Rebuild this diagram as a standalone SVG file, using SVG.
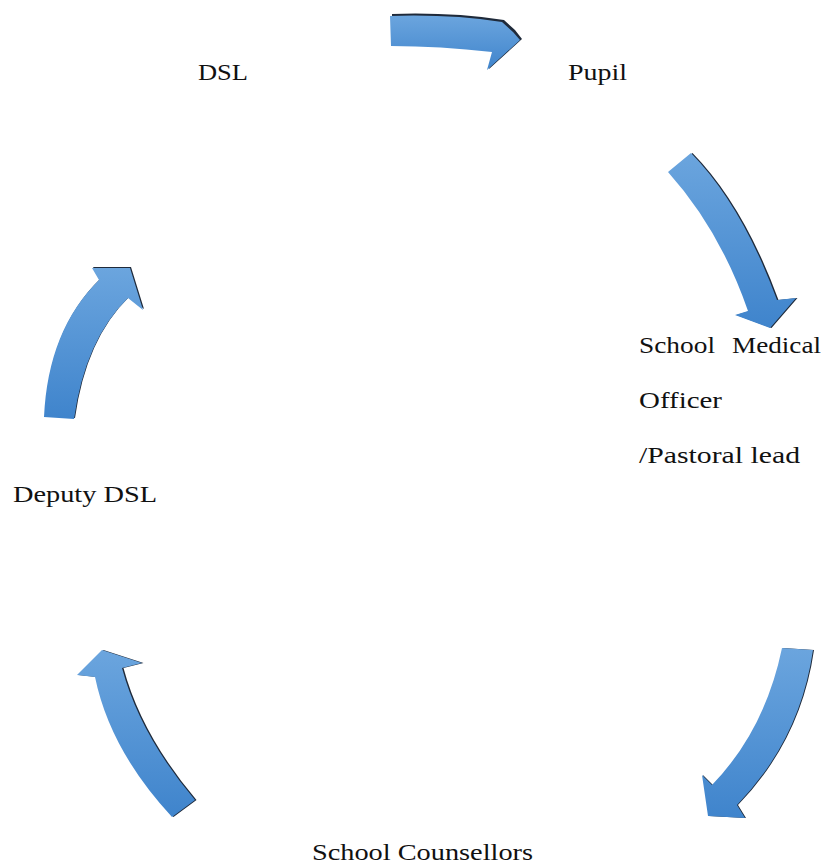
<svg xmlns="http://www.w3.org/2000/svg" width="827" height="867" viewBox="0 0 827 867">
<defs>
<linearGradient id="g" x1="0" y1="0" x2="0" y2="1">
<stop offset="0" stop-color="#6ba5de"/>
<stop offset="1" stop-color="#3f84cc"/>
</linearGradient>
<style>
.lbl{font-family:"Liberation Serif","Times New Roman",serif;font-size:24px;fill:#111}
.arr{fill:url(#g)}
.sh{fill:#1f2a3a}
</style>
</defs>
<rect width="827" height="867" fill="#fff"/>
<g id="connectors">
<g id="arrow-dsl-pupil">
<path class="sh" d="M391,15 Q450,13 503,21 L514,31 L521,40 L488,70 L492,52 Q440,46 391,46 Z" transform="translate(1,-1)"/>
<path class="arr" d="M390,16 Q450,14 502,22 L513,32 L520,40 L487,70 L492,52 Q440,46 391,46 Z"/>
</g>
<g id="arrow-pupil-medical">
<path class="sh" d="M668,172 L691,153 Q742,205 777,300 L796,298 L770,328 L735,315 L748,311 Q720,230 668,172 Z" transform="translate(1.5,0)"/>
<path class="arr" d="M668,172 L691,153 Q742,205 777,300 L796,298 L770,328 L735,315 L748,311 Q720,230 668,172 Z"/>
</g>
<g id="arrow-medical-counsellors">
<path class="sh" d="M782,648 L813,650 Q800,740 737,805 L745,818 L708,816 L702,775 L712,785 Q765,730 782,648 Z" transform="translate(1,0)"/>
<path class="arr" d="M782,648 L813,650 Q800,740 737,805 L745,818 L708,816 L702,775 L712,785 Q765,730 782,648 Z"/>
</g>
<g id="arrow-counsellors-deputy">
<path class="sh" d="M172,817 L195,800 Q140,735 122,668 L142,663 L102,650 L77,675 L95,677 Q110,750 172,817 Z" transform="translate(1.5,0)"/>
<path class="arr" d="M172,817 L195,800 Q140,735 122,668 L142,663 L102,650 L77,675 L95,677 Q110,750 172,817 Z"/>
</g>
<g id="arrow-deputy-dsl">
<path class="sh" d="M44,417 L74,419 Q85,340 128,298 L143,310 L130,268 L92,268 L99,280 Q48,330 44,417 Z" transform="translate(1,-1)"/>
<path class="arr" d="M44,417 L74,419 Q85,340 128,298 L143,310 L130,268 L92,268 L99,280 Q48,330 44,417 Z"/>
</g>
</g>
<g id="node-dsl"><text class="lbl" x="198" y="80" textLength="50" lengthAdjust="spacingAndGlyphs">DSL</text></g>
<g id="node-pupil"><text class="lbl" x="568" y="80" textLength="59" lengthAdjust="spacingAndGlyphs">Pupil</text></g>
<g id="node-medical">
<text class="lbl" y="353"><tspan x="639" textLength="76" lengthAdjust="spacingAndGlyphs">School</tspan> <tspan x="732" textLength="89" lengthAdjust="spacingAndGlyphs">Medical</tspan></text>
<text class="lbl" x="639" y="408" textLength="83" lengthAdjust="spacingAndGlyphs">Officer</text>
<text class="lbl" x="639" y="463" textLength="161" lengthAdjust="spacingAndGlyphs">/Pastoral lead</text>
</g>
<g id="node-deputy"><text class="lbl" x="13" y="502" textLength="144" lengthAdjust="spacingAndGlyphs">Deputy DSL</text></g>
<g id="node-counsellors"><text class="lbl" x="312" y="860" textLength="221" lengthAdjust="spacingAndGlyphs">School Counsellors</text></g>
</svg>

> **Work to complete**: Except for the pictures, give all the material above again verbatim.

> **The answer**:
Rebuild this diagram as a standalone SVG file, using SVG.
<svg xmlns="http://www.w3.org/2000/svg" width="827" height="867" viewBox="0 0 827 867">
<defs>
<linearGradient id="g" x1="0" y1="0" x2="0" y2="1">
<stop offset="0" stop-color="#6ba5de"/>
<stop offset="1" stop-color="#3f84cc"/>
</linearGradient>
<style>
.lbl{font-family:"Liberation Serif","Times New Roman",serif;font-size:24px;fill:#111}
.arr{fill:url(#g)}
.sh{fill:#1f2a3a}
</style>
</defs>
<rect width="827" height="867" fill="#fff"/>
<g id="connectors">
<g id="arrow-dsl-pupil">
<path class="sh" d="M391,15 Q450,13 503,21 L514,31 L521,40 L488,70 L492,52 Q440,46 391,46 Z" transform="translate(1,-1)"/>
<path class="arr" d="M390,16 Q450,14 502,22 L513,32 L520,40 L487,70 L492,52 Q440,46 391,46 Z"/>
</g>
<g id="arrow-pupil-medical">
<path class="sh" d="M668,172 L691,153 Q742,205 777,300 L796,298 L770,328 L735,315 L748,311 Q720,230 668,172 Z" transform="translate(1.5,0)"/>
<path class="arr" d="M668,172 L691,153 Q742,205 777,300 L796,298 L770,328 L735,315 L748,311 Q720,230 668,172 Z"/>
</g>
<g id="arrow-medical-counsellors">
<path class="sh" d="M782,648 L813,650 Q800,740 737,805 L745,818 L708,816 L702,775 L712,785 Q765,730 782,648 Z" transform="translate(1,0)"/>
<path class="arr" d="M782,648 L813,650 Q800,740 737,805 L745,818 L708,816 L702,775 L712,785 Q765,730 782,648 Z"/>
</g>
<g id="arrow-counsellors-deputy">
<path class="sh" d="M172,817 L195,800 Q140,735 122,668 L142,663 L102,650 L77,675 L95,677 Q110,750 172,817 Z" transform="translate(1.5,0)"/>
<path class="arr" d="M172,817 L195,800 Q140,735 122,668 L142,663 L102,650 L77,675 L95,677 Q110,750 172,817 Z"/>
</g>
<g id="arrow-deputy-dsl">
<path class="sh" d="M44,417 L74,419 Q85,340 128,298 L143,310 L130,268 L92,268 L99,280 Q48,330 44,417 Z" transform="translate(1,-1)"/>
<path class="arr" d="M44,417 L74,419 Q85,340 128,298 L143,310 L130,268 L92,268 L99,280 Q48,330 44,417 Z"/>
</g>
</g>
<g id="node-dsl"><text class="lbl" x="198" y="80" textLength="50" lengthAdjust="spacingAndGlyphs">DSL</text></g>
<g id="node-pupil"><text class="lbl" x="568" y="80" textLength="59" lengthAdjust="spacingAndGlyphs">Pupil</text></g>
<g id="node-medical">
<text class="lbl" y="353"><tspan x="639" textLength="76" lengthAdjust="spacingAndGlyphs">School</tspan> <tspan x="732" textLength="89" lengthAdjust="spacingAndGlyphs">Medical</tspan></text>
<text class="lbl" x="639" y="408" textLength="83" lengthAdjust="spacingAndGlyphs">Officer</text>
<text class="lbl" x="639" y="463" textLength="161" lengthAdjust="spacingAndGlyphs">/Pastoral lead</text>
</g>
<g id="node-deputy"><text class="lbl" x="13" y="502" textLength="144" lengthAdjust="spacingAndGlyphs">Deputy DSL</text></g>
<g id="node-counsellors"><text class="lbl" x="312" y="860" textLength="221" lengthAdjust="spacingAndGlyphs">School Counsellors</text></g>
</svg>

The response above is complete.